Source material ->
<<<<

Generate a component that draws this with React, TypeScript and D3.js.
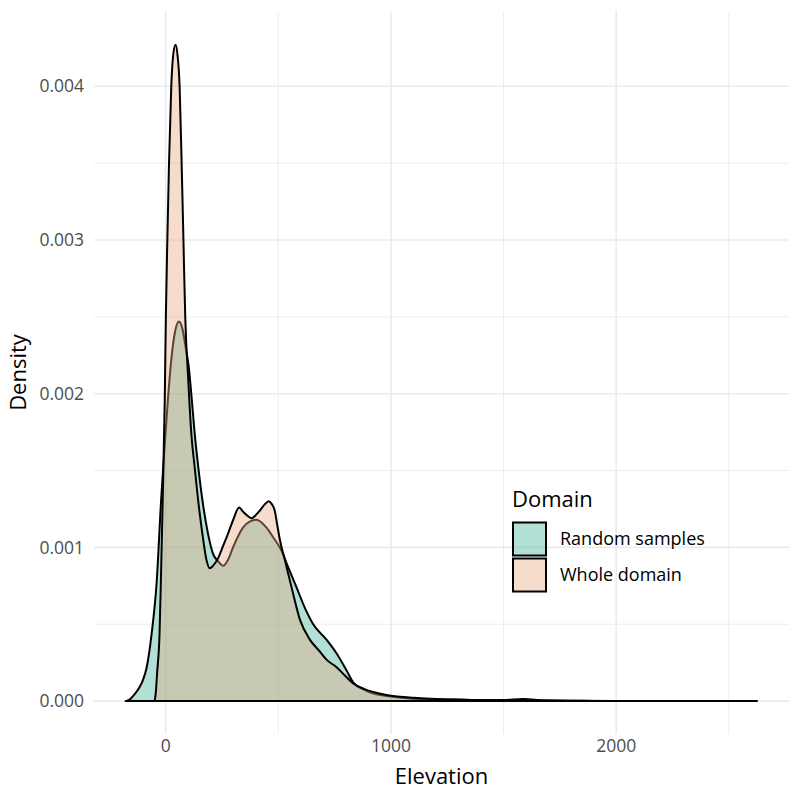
import React from "react";
import { scaleLinear, area, curveMonotoneX, range } from "d3";

// Elevation grid and kernel density values
const randomElev = [
  -178, -160, -140, -116, -100, -84, -62, -40, -20, -5, 10, 25, 40, 59, 75, 89, 103, 115, 129, 145, 163,
  188, 210, 233, 255, 277, 299, 344, 375, 403, 447, 480, 514, 536, 581, 620, 655, 714, 759, 803, 833,
  880, 920, 1000, 1100, 1200, 1292, 1400, 1500, 1587, 1680, 1800, 2000, 2200, 2400, 2625,
];
const randomDensity = [
  0, 0.00001, 0.00004, 0.00009, 0.00014, 0.00022, 0.00044, 0.00077, 0.00131, 0.00165, 0.00196, 0.00222,
  0.00239, 0.00247, 0.00242, 0.0023, 0.00217, 0.00198, 0.00174, 0.00152, 0.00131, 0.00109, 0.00096,
  0.00091, 0.00088, 0.00092, 0.001, 0.00113, 0.00117, 0.00118, 0.00113, 0.00106, 0.00098, 0.0009,
  0.00074, 0.0006, 0.0005, 0.0004, 0.00031, 0.0002, 0.00012, 0.000075, 0.00005, 0.00003, 0.000016,
  0.000011, 0.00001, 0.000006, 0.000007, 0.000014, 0.000005, 0.000002, 0.0000015, 0.000001, 0.0000005, 0,
];

const wholeElev = [
  -49, -44, -38, -27, -20, -13, -4, 1, 7.5, 15, 25, 34, 44, 53, 62, 71, 79, 87, 100, 114, 129, 144, 163,
  181, 196, 210, 233, 255, 277, 300, 326, 345, 360, 381, 400, 418, 440, 458, 472, 484, 495, 507, 529, 559,
  596, 640, 680, 714, 759, 800, 833, 880, 921, 980, 1040, 1100, 1200, 1300, 1400, 1500, 1600, 1700, 1900,
  2100, 2300, 2600,
];
const wholeDensity = [
  0, 0.00005, 0.00018, 0.00044, 0.00085, 0.00131, 0.00196, 0.0025, 0.003, 0.0035, 0.004, 0.00421,
  0.00427, 0.0042, 0.004, 0.0035, 0.003, 0.0025, 0.0021, 0.00174, 0.00152, 0.00131, 0.00109, 0.00092,
  0.000865, 0.00088, 0.00093, 0.00101, 0.00109, 0.00118, 0.00126, 0.00123, 0.00121, 0.00119, 0.00121,
  0.00124, 0.00128, 0.0013, 0.00128, 0.00124, 0.00115, 0.00105, 0.00092, 0.00074, 0.00053, 0.0004,
  0.00033, 0.00027, 0.00022, 0.00016, 0.000115, 0.00008, 0.00006, 0.00004, 0.000028, 0.000022,
  0.000014, 0.000009, 0.000007, 0.000005, 0.000006, 0.000003, 0.0000015, 0.000001, 0.0000005, 0,
];

const groups = ["Random samples", "Whole domain"];
const fills = ["#3eaf98", "#e8a77d"];

const xTicks = [0, 1000, 2000];
const yTicks = [0, 0.001, 0.002, 0.003, 0.004];

const W = 800;
const H = 800;
const panel = { left: 94, right: 789, top: 11, bottom: 734 };
const font = "'Open Sans', 'Noto Sans', sans-serif";

export default function App() {
  const x = scaleLinear().domain([-318, 2767]).range([panel.left, panel.right]);
  const y = scaleLinear().domain([-0.000214, 0.00449]).range([panel.bottom, panel.top]);

  const densityArea = area<[number, number]>()
    .x((d) => x(d[0]))
    .y0(y(0))
    .y1((d) => y(d[1]))
    .curve(curveMonotoneX);

  const series = [
    randomElev.map((e, i) => [e, randomDensity[i]] as [number, number]),
    wholeElev.map((e, i) => [e, wholeDensity[i]] as [number, number]),
  ];

  const xMinor = range(-500, 3000, 1000).filter((v) => x(v) >= panel.left && x(v) <= panel.right);
  const yMinor = range(-0.0005, 0.005, 0.001).filter((v) => y(v) >= panel.top && y(v) <= panel.bottom);

  return (
    <svg width={W} height={H} style={{ position: "absolute", left: 0, top: 0, background: "#fff" }}>
      {/* grid */}
      <g stroke="#ebebeb" fill="none">
        {yMinor.map((v, i) => (
          <line key={"ym" + i} x1={panel.left} x2={panel.right} y1={y(v)} y2={y(v)} strokeWidth={0.9} />
        ))}
        {xMinor.map((v, i) => (
          <line key={"xm" + i} x1={x(v)} x2={x(v)} y1={panel.top} y2={panel.bottom} strokeWidth={0.9} />
        ))}
        {yTicks.map((v, i) => (
          <line key={"y" + i} x1={panel.left} x2={panel.right} y1={y(v)} y2={y(v)} strokeWidth={1.6} />
        ))}
        {xTicks.map((v, i) => (
          <line key={"x" + i} x1={x(v)} x2={x(v)} y1={panel.top} y2={panel.bottom} strokeWidth={1.6} />
        ))}
      </g>

      {/* densities */}
      {series.map((s, i) => (
        <path
          key={i}
          d={densityArea(s) ?? ""}
          fill={fills[i]}
          fillOpacity={0.4}
          stroke="#000"
          strokeWidth={2}
          strokeLinejoin="round"
        />
      ))}

      {/* y axis */}
      {yTicks.map((v, i) => (
        <text
          key={i}
          x={84}
          y={y(v)}
          dy="0.35em"
          textAnchor="end"
          fontFamily={font}
          fontSize={17.5}
          fill="#4d4d4d"
        >
          {v.toFixed(3)}
        </text>
      ))}
      <text
        transform={`translate(26,${(panel.top + panel.bottom) / 2}) rotate(-90)`}
        textAnchor="middle"
        fontFamily={font}
        fontSize={22}
        fill="#000"
      >
        Density
      </text>

      {/* x axis */}
      {xTicks.map((v, i) => (
        <text key={i} x={x(v)} y={752} textAnchor="middle" fontFamily={font} fontSize={17.5} fill="#4d4d4d">
          {v}
        </text>
      ))}
      <text x={(panel.left + panel.right) / 2} y={784} textAnchor="middle" fontFamily={font} fontSize={22} fill="#000">
        Elevation
      </text>

      {/* legend */}
      <text x={512} y={507} fontFamily={font} fontSize={22} fill="#000">
        Domain
      </text>
      {groups.map((g, i) => (
        <g key={g} transform={`translate(513,${522.5 + i * 36})`}>
          <rect width={33} height={33} fill={fills[i]} fillOpacity={0.4} stroke="#000" strokeWidth={2} />
          <text x={47} y={16.5} dy="0.35em" fontFamily={font} fontSize={18} fill="#000">
            {g}
          </text>
        </g>
      ))}
    </svg>
  );
}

>>>>

Exercise -> Output all of the data exactly as it stands, minus any images.

The completed task ->
Generate a component that draws this with React, TypeScript and D3.js.
import React from "react";
import { scaleLinear, area, curveMonotoneX, range } from "d3";

// Elevation grid and kernel density values
const randomElev = [
  -178, -160, -140, -116, -100, -84, -62, -40, -20, -5, 10, 25, 40, 59, 75, 89, 103, 115, 129, 145, 163,
  188, 210, 233, 255, 277, 299, 344, 375, 403, 447, 480, 514, 536, 581, 620, 655, 714, 759, 803, 833,
  880, 920, 1000, 1100, 1200, 1292, 1400, 1500, 1587, 1680, 1800, 2000, 2200, 2400, 2625,
];
const randomDensity = [
  0, 0.00001, 0.00004, 0.00009, 0.00014, 0.00022, 0.00044, 0.00077, 0.00131, 0.00165, 0.00196, 0.00222,
  0.00239, 0.00247, 0.00242, 0.0023, 0.00217, 0.00198, 0.00174, 0.00152, 0.00131, 0.00109, 0.00096,
  0.00091, 0.00088, 0.00092, 0.001, 0.00113, 0.00117, 0.00118, 0.00113, 0.00106, 0.00098, 0.0009,
  0.00074, 0.0006, 0.0005, 0.0004, 0.00031, 0.0002, 0.00012, 0.000075, 0.00005, 0.00003, 0.000016,
  0.000011, 0.00001, 0.000006, 0.000007, 0.000014, 0.000005, 0.000002, 0.0000015, 0.000001, 0.0000005, 0,
];

const wholeElev = [
  -49, -44, -38, -27, -20, -13, -4, 1, 7.5, 15, 25, 34, 44, 53, 62, 71, 79, 87, 100, 114, 129, 144, 163,
  181, 196, 210, 233, 255, 277, 300, 326, 345, 360, 381, 400, 418, 440, 458, 472, 484, 495, 507, 529, 559,
  596, 640, 680, 714, 759, 800, 833, 880, 921, 980, 1040, 1100, 1200, 1300, 1400, 1500, 1600, 1700, 1900,
  2100, 2300, 2600,
];
const wholeDensity = [
  0, 0.00005, 0.00018, 0.00044, 0.00085, 0.00131, 0.00196, 0.0025, 0.003, 0.0035, 0.004, 0.00421,
  0.00427, 0.0042, 0.004, 0.0035, 0.003, 0.0025, 0.0021, 0.00174, 0.00152, 0.00131, 0.00109, 0.00092,
  0.000865, 0.00088, 0.00093, 0.00101, 0.00109, 0.00118, 0.00126, 0.00123, 0.00121, 0.00119, 0.00121,
  0.00124, 0.00128, 0.0013, 0.00128, 0.00124, 0.00115, 0.00105, 0.00092, 0.00074, 0.00053, 0.0004,
  0.00033, 0.00027, 0.00022, 0.00016, 0.000115, 0.00008, 0.00006, 0.00004, 0.000028, 0.000022,
  0.000014, 0.000009, 0.000007, 0.000005, 0.000006, 0.000003, 0.0000015, 0.000001, 0.0000005, 0,
];

const groups = ["Random samples", "Whole domain"];
const fills = ["#3eaf98", "#e8a77d"];

const xTicks = [0, 1000, 2000];
const yTicks = [0, 0.001, 0.002, 0.003, 0.004];

const W = 800;
const H = 800;
const panel = { left: 94, right: 789, top: 11, bottom: 734 };
const font = "'Open Sans', 'Noto Sans', sans-serif";

export default function App() {
  const x = scaleLinear().domain([-318, 2767]).range([panel.left, panel.right]);
  const y = scaleLinear().domain([-0.000214, 0.00449]).range([panel.bottom, panel.top]);

  const densityArea = area<[number, number]>()
    .x((d) => x(d[0]))
    .y0(y(0))
    .y1((d) => y(d[1]))
    .curve(curveMonotoneX);

  const series = [
    randomElev.map((e, i) => [e, randomDensity[i]] as [number, number]),
    wholeElev.map((e, i) => [e, wholeDensity[i]] as [number, number]),
  ];

  const xMinor = range(-500, 3000, 1000).filter((v) => x(v) >= panel.left && x(v) <= panel.right);
  const yMinor = range(-0.0005, 0.005, 0.001).filter((v) => y(v) >= panel.top && y(v) <= panel.bottom);

  return (
    <svg width={W} height={H} style={{ position: "absolute", left: 0, top: 0, background: "#fff" }}>
      {/* grid */}
      <g stroke="#ebebeb" fill="none">
        {yMinor.map((v, i) => (
          <line key={"ym" + i} x1={panel.left} x2={panel.right} y1={y(v)} y2={y(v)} strokeWidth={0.9} />
        ))}
        {xMinor.map((v, i) => (
          <line key={"xm" + i} x1={x(v)} x2={x(v)} y1={panel.top} y2={panel.bottom} strokeWidth={0.9} />
        ))}
        {yTicks.map((v, i) => (
          <line key={"y" + i} x1={panel.left} x2={panel.right} y1={y(v)} y2={y(v)} strokeWidth={1.6} />
        ))}
        {xTicks.map((v, i) => (
          <line key={"x" + i} x1={x(v)} x2={x(v)} y1={panel.top} y2={panel.bottom} strokeWidth={1.6} />
        ))}
      </g>

      {/* densities */}
      {series.map((s, i) => (
        <path
          key={i}
          d={densityArea(s) ?? ""}
          fill={fills[i]}
          fillOpacity={0.4}
          stroke="#000"
          strokeWidth={2}
          strokeLinejoin="round"
        />
      ))}

      {/* y axis */}
      {yTicks.map((v, i) => (
        <text
          key={i}
          x={84}
          y={y(v)}
          dy="0.35em"
          textAnchor="end"
          fontFamily={font}
          fontSize={17.5}
          fill="#4d4d4d"
        >
          {v.toFixed(3)}
        </text>
      ))}
      <text
        transform={`translate(26,${(panel.top + panel.bottom) / 2}) rotate(-90)`}
        textAnchor="middle"
        fontFamily={font}
        fontSize={22}
        fill="#000"
      >
        Density
      </text>

      {/* x axis */}
      {xTicks.map((v, i) => (
        <text key={i} x={x(v)} y={752} textAnchor="middle" fontFamily={font} fontSize={17.5} fill="#4d4d4d">
          {v}
        </text>
      ))}
      <text x={(panel.left + panel.right) / 2} y={784} textAnchor="middle" fontFamily={font} fontSize={22} fill="#000">
        Elevation
      </text>

      {/* legend */}
      <text x={512} y={507} fontFamily={font} fontSize={22} fill="#000">
        Domain
      </text>
      {groups.map((g, i) => (
        <g key={g} transform={`translate(513,${522.5 + i * 36})`}>
          <rect width={33} height={33} fill={fills[i]} fillOpacity={0.4} stroke="#000" strokeWidth={2} />
          <text x={47} y={16.5} dy="0.35em" fontFamily={font} fontSize={18} fill="#000">
            {g}
          </text>
        </g>
      ))}
    </svg>
  );
}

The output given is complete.